The existence of secular Kurds is threatened both by a rise in the new religious fundamentalism in Iraq and by the intolerance of the neighbouring Turkish government to see free Kurds in next-door Iraq.

However naïve and unrealistic it was for Americans to establish a pluralistic democracy in a fractured society such as Iraq, a partnership based on mutual respect among the Iraqi Shi'ite, Sunnis and Kurds would have benefited Kurds greatly. The willingness of the Arab Shi'ite and Sunnis to make room for Kurdish aspiration, were it to happen, could be the Kurds' reward for their support of the invasion.

Alas, these days, the majority Shi'ite's powerful mullahs and the Turkish government - whose voices U.S. officials seem to hear most - oppose giving Kurds a meaningful role in the Iraq of tomorrow.

The Kurds' political future might rest more on the goodwill of the Shi'ite mullahs and the Sunni Sheikhs than the American occupiers. The nightmare for the Kurds is if any of these scenarios happen:

Americans leave, voluntarily or not, and give up on a so-called "democracy" in Iraq, placing a dictator in charge who would continue the old policy of Saddam's regime.

Kurds are denied a role in the government after an election that the Shi'ite majority could easily win.

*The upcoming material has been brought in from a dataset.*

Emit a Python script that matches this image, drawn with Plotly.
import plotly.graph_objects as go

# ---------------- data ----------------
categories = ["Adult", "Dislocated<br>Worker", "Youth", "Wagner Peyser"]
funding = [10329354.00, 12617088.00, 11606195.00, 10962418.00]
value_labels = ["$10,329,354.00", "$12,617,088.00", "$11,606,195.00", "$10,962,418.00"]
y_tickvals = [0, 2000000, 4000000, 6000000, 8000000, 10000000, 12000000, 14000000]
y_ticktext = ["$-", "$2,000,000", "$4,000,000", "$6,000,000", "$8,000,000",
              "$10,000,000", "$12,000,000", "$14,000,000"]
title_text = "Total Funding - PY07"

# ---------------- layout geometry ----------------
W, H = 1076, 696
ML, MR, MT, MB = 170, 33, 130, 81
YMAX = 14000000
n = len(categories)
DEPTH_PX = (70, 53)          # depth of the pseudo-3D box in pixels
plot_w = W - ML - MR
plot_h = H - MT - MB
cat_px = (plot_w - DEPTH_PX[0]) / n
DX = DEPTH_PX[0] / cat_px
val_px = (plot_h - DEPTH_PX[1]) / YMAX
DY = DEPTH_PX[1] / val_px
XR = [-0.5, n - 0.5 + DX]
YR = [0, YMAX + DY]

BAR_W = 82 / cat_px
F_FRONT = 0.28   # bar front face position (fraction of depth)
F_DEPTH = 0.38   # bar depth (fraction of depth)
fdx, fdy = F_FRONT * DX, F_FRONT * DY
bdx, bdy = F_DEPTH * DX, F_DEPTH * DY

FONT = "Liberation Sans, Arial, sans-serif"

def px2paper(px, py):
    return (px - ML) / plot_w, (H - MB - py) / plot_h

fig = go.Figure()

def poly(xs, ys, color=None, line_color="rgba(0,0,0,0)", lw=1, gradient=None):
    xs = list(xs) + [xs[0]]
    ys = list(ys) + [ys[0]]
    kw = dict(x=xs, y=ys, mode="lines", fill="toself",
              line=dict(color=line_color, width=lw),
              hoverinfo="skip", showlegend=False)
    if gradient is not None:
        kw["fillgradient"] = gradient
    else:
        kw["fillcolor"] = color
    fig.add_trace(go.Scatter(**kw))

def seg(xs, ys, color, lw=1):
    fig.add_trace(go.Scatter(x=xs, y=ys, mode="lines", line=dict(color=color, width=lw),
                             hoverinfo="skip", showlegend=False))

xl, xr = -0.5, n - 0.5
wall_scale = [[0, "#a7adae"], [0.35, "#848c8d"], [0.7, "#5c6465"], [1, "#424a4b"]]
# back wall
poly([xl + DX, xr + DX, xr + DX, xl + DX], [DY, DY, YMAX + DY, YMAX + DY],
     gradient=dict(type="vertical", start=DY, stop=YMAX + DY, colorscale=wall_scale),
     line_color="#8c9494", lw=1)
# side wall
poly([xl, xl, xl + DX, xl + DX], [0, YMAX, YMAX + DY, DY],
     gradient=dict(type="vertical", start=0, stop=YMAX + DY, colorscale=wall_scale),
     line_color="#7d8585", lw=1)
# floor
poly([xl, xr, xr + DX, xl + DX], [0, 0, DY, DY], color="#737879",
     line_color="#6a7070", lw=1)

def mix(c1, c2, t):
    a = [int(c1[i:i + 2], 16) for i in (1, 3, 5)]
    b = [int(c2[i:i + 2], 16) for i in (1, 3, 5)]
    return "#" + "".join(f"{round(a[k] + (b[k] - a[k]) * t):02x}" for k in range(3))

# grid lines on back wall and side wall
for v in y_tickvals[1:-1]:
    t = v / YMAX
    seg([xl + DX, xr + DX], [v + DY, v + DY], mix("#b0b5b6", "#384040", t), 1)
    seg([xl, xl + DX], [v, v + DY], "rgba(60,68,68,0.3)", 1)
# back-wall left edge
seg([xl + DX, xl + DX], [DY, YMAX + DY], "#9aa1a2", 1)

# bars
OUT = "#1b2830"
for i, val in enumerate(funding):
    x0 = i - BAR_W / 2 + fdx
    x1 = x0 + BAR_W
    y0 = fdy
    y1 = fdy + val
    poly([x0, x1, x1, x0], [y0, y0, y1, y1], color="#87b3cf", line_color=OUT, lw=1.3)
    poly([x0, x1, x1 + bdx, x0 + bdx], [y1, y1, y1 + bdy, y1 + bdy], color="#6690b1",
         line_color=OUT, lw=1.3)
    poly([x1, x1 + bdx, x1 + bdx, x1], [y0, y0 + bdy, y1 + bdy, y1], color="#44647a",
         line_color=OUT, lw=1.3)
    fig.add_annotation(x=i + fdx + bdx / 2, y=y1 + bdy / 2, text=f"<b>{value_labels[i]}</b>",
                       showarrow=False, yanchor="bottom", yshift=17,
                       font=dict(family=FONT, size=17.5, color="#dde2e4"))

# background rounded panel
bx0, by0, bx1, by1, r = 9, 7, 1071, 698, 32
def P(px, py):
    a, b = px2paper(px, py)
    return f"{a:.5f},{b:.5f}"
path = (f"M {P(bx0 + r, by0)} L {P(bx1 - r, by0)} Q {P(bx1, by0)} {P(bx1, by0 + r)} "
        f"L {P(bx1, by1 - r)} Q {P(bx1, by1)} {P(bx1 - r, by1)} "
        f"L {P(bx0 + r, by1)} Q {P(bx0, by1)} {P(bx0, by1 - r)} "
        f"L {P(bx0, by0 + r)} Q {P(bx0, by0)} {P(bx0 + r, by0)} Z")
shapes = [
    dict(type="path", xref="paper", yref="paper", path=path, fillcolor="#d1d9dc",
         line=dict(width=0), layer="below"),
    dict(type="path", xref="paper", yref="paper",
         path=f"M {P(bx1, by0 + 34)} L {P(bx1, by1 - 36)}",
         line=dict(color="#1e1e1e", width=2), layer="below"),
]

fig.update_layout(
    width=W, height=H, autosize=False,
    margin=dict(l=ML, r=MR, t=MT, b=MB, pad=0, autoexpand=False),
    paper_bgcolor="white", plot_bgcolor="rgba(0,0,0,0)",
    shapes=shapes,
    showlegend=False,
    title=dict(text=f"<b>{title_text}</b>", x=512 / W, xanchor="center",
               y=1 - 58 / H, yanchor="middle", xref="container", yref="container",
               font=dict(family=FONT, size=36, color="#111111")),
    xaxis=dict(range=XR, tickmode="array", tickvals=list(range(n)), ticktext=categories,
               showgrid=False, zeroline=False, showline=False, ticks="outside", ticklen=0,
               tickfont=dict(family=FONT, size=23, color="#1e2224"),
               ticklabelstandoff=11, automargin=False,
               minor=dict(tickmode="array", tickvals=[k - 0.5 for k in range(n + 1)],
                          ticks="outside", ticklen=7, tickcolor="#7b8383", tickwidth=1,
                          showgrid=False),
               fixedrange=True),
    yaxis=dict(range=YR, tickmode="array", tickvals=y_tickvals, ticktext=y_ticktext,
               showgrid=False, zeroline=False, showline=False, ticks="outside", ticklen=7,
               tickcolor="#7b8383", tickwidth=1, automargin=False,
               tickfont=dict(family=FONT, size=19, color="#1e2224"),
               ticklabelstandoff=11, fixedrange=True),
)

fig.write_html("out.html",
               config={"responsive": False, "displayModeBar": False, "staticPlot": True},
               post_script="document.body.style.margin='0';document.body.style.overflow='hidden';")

The Shi'ite decide to punish the Kurds for their support of Americans.

And still worse, the possibility of a Turkish invasion of northern Iraq to occupy Kurdistan, to access oil in the Kurdish part of Iraq while engaged in military actions targeting Kurds in the region.

WESTERN FAILURES

It seems that even with Americans present in Iraq, the holy dream of Kurds there to live unmolested and free is still mixed with dangerous possibilities.

The Turks, Iranians and Arabs in Iraq and Syria, all with their indigenous Kurdish populations, might disagree on most things but they share a neighbourhood taste for killing Kurds. But the crime committed against defenceless Kurds by the Turkish, Syrians, Iraqi and Iranian governments, present and past, is only one part of a mostly untold story of suffering of this ancient people.

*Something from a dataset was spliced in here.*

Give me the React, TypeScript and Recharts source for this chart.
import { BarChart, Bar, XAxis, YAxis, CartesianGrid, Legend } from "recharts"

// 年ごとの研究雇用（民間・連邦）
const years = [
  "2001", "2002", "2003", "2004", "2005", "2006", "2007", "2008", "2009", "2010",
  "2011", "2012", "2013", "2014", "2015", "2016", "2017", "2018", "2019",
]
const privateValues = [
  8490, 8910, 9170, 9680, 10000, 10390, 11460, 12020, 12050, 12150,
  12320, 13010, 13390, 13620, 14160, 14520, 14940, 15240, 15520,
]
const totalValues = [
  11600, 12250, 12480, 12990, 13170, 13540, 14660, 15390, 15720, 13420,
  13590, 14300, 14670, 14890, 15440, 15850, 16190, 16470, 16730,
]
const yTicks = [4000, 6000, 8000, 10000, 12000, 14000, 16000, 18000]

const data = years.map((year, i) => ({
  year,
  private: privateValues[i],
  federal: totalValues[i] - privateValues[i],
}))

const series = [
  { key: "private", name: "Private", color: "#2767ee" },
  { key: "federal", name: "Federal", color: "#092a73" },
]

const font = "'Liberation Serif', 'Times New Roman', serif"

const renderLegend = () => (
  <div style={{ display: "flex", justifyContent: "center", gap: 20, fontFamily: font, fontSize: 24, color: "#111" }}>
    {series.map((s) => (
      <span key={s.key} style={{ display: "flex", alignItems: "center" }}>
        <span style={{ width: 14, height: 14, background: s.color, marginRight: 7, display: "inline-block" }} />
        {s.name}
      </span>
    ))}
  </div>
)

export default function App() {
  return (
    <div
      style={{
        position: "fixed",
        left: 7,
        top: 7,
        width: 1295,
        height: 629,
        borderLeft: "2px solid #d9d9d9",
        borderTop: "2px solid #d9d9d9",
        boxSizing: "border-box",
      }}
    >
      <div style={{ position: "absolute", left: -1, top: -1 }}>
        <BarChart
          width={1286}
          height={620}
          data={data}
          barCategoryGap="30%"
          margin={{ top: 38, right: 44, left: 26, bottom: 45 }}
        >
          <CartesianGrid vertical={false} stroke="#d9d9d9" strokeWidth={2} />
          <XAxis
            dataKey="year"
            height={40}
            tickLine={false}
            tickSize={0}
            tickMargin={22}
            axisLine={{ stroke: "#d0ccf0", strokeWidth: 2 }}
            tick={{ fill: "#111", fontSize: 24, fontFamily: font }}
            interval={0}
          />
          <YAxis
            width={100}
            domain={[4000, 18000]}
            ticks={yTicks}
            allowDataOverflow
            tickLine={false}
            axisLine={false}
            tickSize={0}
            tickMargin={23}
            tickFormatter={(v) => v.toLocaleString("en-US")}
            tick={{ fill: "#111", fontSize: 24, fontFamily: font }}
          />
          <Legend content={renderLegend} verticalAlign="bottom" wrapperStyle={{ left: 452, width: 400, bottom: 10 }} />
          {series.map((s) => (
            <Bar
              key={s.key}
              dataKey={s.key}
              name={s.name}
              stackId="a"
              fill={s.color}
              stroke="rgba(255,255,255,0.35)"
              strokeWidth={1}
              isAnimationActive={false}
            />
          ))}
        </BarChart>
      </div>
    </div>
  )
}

The missing part is how the western powers have and continue to support the oppression of Kurds one way or another. Dig deep into the history of Kurds and you see traces of criminal behaviour of western governments, including Americans, toward Kurds.

If there were ever to be a court of law to charge those guilty of genocide involving Kurds, culturally and physically both, the front rows of the courtroom would be reserved for the puppet governments of past and present in Turkey, Iran and Iraq - sharing the spot with a few western governments that supported and financed their criminal activities.

But the courtroom's back seats would surely be reserved for some Kurds themselves. Indeed, the betrayal of the Kurds has happened with the cooperation of some Kurdish political leaders.

Now learning from mistakes of the past, the Kurdish leadership could change the face of Kurdish struggle by regionalizing the struggle and by speaking with one voice. The first step for the Kurdish groups, as demonstrated successfully in Iraq by the two Kurdish factions working with Americans, is to seek unity rather than factionalism.

A cohesive movement based on non-violent means could benefit Kurds more than anyone. Reaching out to a larger international audience, to articulate the aspiration of this large minority, could make the difference between survival and extinction.

The United States, in turn, could learn from the European Union in its insistence on improvement in the treatment of Kurds by the Turkish government before considering Turkey's application to join the union. A universal standard for protection of minorities, including Kurds everywhere, created and implemented by the international community, would offer needed protection.